Tendons are structures made of fibrous connective tissue in your body that attach muscle to bone and function to allow your muscles to contract and move a part of your body. Muscles are important structures that allow us to exercise, perform sports and work though movement of our arms, legs, hands, and feet. Tendon tears can be thought of as a spectrum of a problem from small partial tears to complete tears.
When a tendon is torn, typically there is pain and swelling that occurs when the injury first happens. Then over time, the swelling improves and pain subsides but the area of the body affected remains weak and painful. It is common that the tear prevents you from performing certain movements without considerable difficulty, weakness and pain.
When you have a tendon tear, there will likely be a history of a traumatic event or accident that you recall when the symptoms began. Sometimes though, there may be a minor trauma or accident that causes a partial tear that is not bothersome initially, but then becomes symptomatic over time as the tear slowly progresses and becomes larger.
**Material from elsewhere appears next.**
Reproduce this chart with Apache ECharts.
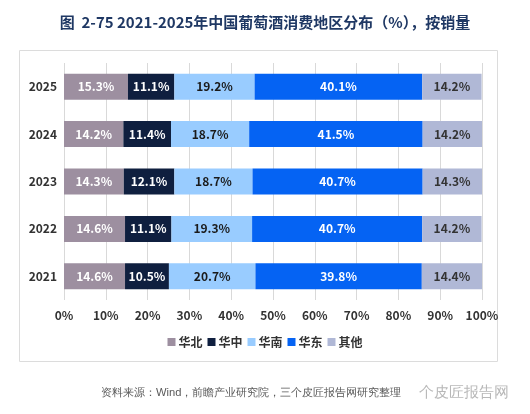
<!DOCTYPE html>
<html>
<head>
<meta charset="utf-8">
<script src="https://cdn.jsdelivr.net/npm/echarts@6/dist/echarts.min.js"></script>
<style>
  html, body { margin: 0; padding: 0; background: #fff; }
  #chart { width: 530px; height: 414px; }
</style>
</head>
<body>
<div id="chart"></div>
<script>
const years = ['2021', '2022', '2023', '2024', '2025']
const regions = ['华北', '华中', '华南', '华东', '其他']
const huabei = [14.6, 14.6, 14.3, 14.2, 15.3]
const huazhong = [10.5, 11.1, 12.1, 11.4, 11.1]
const huanan = [20.7, 19.3, 18.7, 18.7, 19.2]
const huadong = [39.8, 40.7, 40.7, 41.5, 40.1]
const qita = [14.4, 14.2, 14.3, 14.2, 14.2]

const seriesData = [huabei, huazhong, huanan, huadong, qita]
const colors = ['#9d8fa0', '#0f1f3f', '#99ccff', '#0563f3', '#b0b8d6']
const labelColors = ['#ffffff', '#ffffff', '#1a1a1a', '#ffffff', '#333333']

const chart = echarts.init(document.getElementById('chart'))

const option = {
  animation: false,
  textStyle: { fontFamily: '"Noto Sans CJK SC", "Noto Sans", sans-serif' },
  title: {
    text: '图  2-75 2021-2025年中国葡萄酒消费地区分布（%），按销量',
    left: 'center',
    top: 10,
    textStyle: {
      color: '#1f3864',
      fontSize: 15,
      fontWeight: 'bold',
    },
  },
  graphic: [
    {
      type: 'rect',
      shape: { x: 19.5, y: 50.5, width: 478, height: 311 },
      style: { fill: 'none', stroke: '#dcdcdc', lineWidth: 1 },
      z: -1,
    },
    {
      type: 'text',
      left: 101,
      top: 387,
      style: {
        text: '资料来源：Wind，前瞻产业研究院，三个皮匠报告网研究整理',
        fill: '#595959',
        fontSize: 11.2,
      },
    },
    {
      type: 'text',
      left: 419,
      top: 385,
      style: {
        text: '个皮匠报告网',
        fill: '#b8b8b8',
        fontSize: 14.5,
      },
    },
  ],
  legend: {
    data: regions,
    bottom: 61,
    left: 'center',
    itemWidth: 8,
    itemHeight: 8,
    itemGap: 5,
    icon: 'rect',
    textStyle: { color: '#333', fontSize: 12, fontWeight: 'bold', padding: [0, 0, 0, -2] },
  },
  grid: {
    left: 64,
    right: 48,
    top: 63,
    height: 237,
  },
  xAxis: {
    type: 'value',
    min: 0,
    max: 100,
    interval: 10,
    axisLabel: {
      formatter: '{value}%',
      color: '#333',
      fontSize: 12,
      fontWeight: 'bold',
      margin: 9,
    },
    axisLine: { show: false },
    axisTick: { show: false },
    splitLine: { lineStyle: { color: '#d9d9d9' } },
  },
  yAxis: {
    type: 'category',
    data: years,
    axisLabel: { color: '#333', fontSize: 12, fontWeight: 'bold', margin: 7 },
    axisLine: { show: false },
    axisTick: { show: false },
  },
  series: regions.map((name, i) => ({
    name: name,
    type: 'bar',
    stack: 'total',
    barWidth: 26,
    data: seriesData[i],
    itemStyle: { color: colors[i] },
    label: {
      show: true,
      position: 'inside',
      formatter: (p) => p.value.toFixed(1) + '%',
      color: labelColors[i],
      fontSize: 12,
      fontWeight: 'bold',
    },
  })),
}

chart.setOption(option)
</script>
</body>
</html>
If you have a partial tear, over time, the tear may become larger and progress to a full tear which is typically associated with worsening weakness and pain. Full thickness tears, particularly rotator cuff tears, retract over time and begin to scar down in a location that is far from where they tore. These tears have a window of time where they can be fixed, and if ignored for too long, they may not be repairable.
When to see your doctor:
If you have had an accident or are having difficulty moving a part of your body because of weakness or pain, you should see your physician for further evaluation as a delay in diagnosis may worsen your condition and affect your overall outcome.